In reality, Jesus is the Son of God who holds all authority under Heaven and Earth, and most of all, desires a relationship with those whom He died to save.

Big difference.

The mandate to obey and teach others to obey is so that we might enjoy a closer relationship with Him and the father through our obedience.

Christ is Holy as God is Holy.

Though we were made in His likeness, we are far from holy.

In order for us to enjoy a relationship with the holy God at all, we needed a holy sacrifice to atone for our sins. Christ is that sacrifice who bridges the gap of sin which keeps us from being in God’s Holy presence.

God chose to become man rather than require men to become Gods in order to restore their relationship with Him.

Enter Jesus.

While Jesus’s death checked the box for us to have a relationship with the Father, He didn’t stop there.

This relationship is not a one-size-fits-all.

Jesus’s life of obedience served as an instruction manual on how we could experience the deepest, fullest relationship with Him.

The depth of our relationship with Christ is commensurate with the level of holiness our lives exhibit.

As sin increases, so does our distance from Christ and the Father.

As our holiness increases, so too does our proximity to Him who makes us holy.

Please don’t misinterpret this as a mandate of works.


Only Christ can get us through the gates.

Paul makes this very clear in Ephesians 2: 8-9.

“For it is by grace you have been saved, through faith—and this is not from yourselves, it is the gift of God—not by works, so that no one can boast.”

If you believe in your heart that Jesus died for your sins, and you accept Him as your personal savior, then congratulations! You are saved!

It is as simple as that.

But being saved is only part of the abundance of blessing Christ died to give us.

More than saving us from death in sin, he offers us life in Him.

Our obedience to His commands doesn’t make us any more or less saved; however, obedience to his commands does allow us to understand and experience deeper levels of fullness and depth inside our relationship with Him.
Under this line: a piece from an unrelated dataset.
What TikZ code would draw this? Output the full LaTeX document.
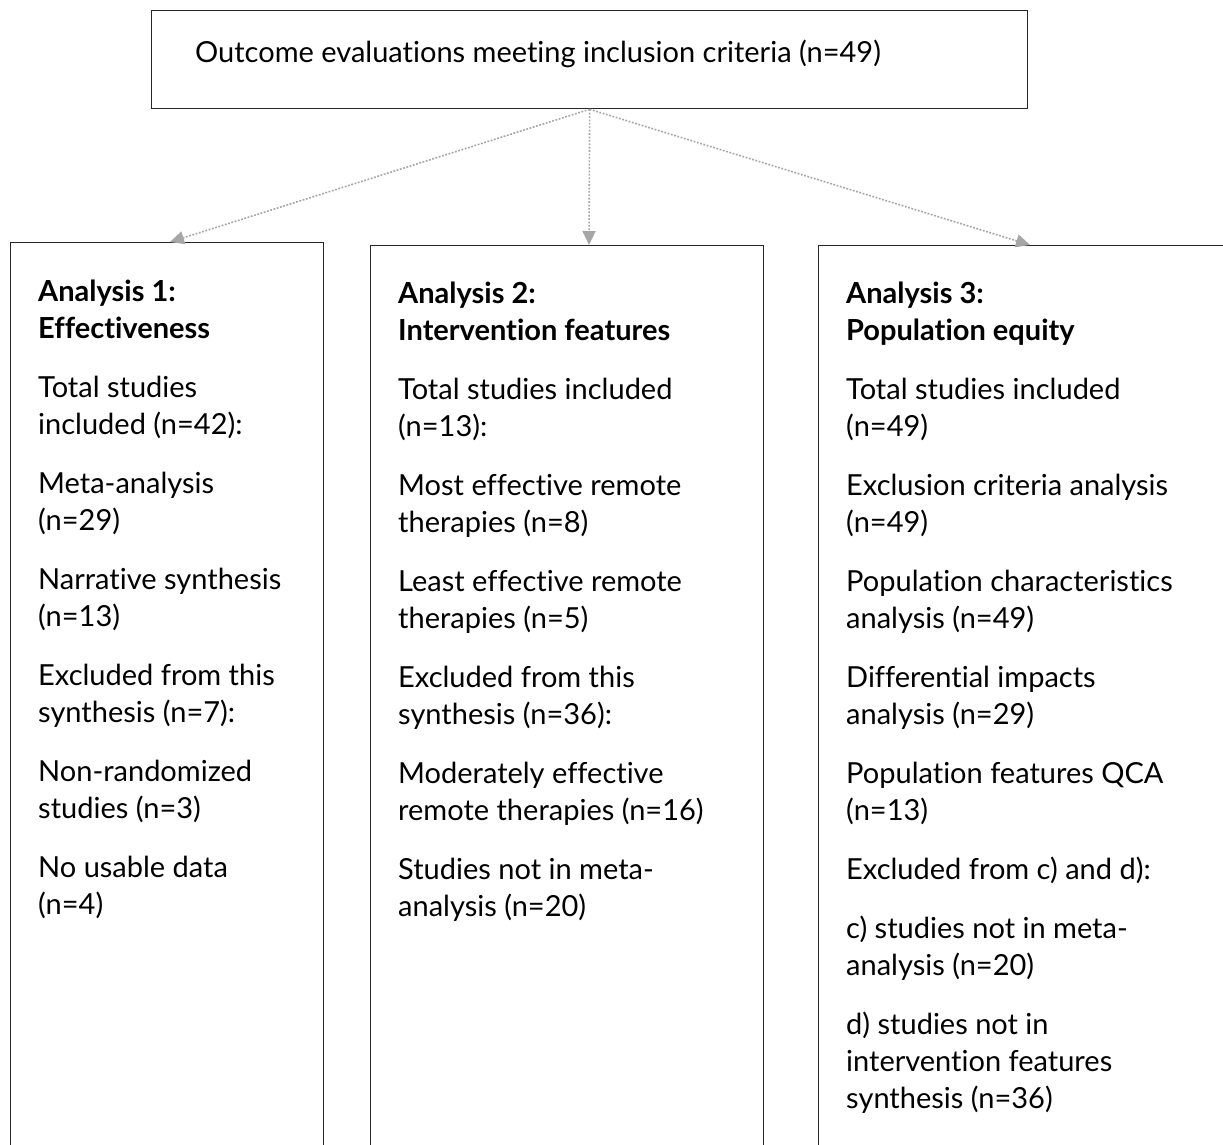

If you’ve ever hiked a mountain, you’ll know that staying on the path gets you to the top much quicker than trying to pave your own.

Someone struggled to pave a path in the past so that today it would keep you and others cleaner, safer, and more energized on their climb.

They paved the path so you could enjoy the hike.

This is what Christ means when he asks us to obey and teach others to obey his commands. He wants us to see the fullness of His glory.

He wants us to know and understand the mountain we’re climbing.

He knows our experience will be much richer and we’ll understand Him much better by obeying his precepts and by staying on the path he’s paved for us.

He suffered so we could enjoy our climb.

When you think about it that way, it’s a wonder why we stray from the path at all.

To obey is much more than a command.

Christ is no dictator.

Although He died for all, He never forces anyone to obey him or accept him.

He died knowing that many would deny Him, yet He died for them anyway.

He doesn’t demand we obey, rather He provides us the opportunity to know and experience Him on a deeper level through our obedience to his commands.

The fruitfulness of your spirit is a product of your obedience to His commandments and serves as a litmus test to the depth of your relationship with Him.

Look no further than the ground on which you stand to provide proof to this point.

Deeper soils provide more water and nutrients to plants than shallow soils. The God who created you and the soil you stand on desires that we be rooted in deeper soil.

Not only will we not be swayed by the winds that come our way, but we’ll grow quicker, stronger, and healthier in Him than we ever could in more shallow ground.

Galatians 6 says we reap what we sow. If so, what will your harvest look like?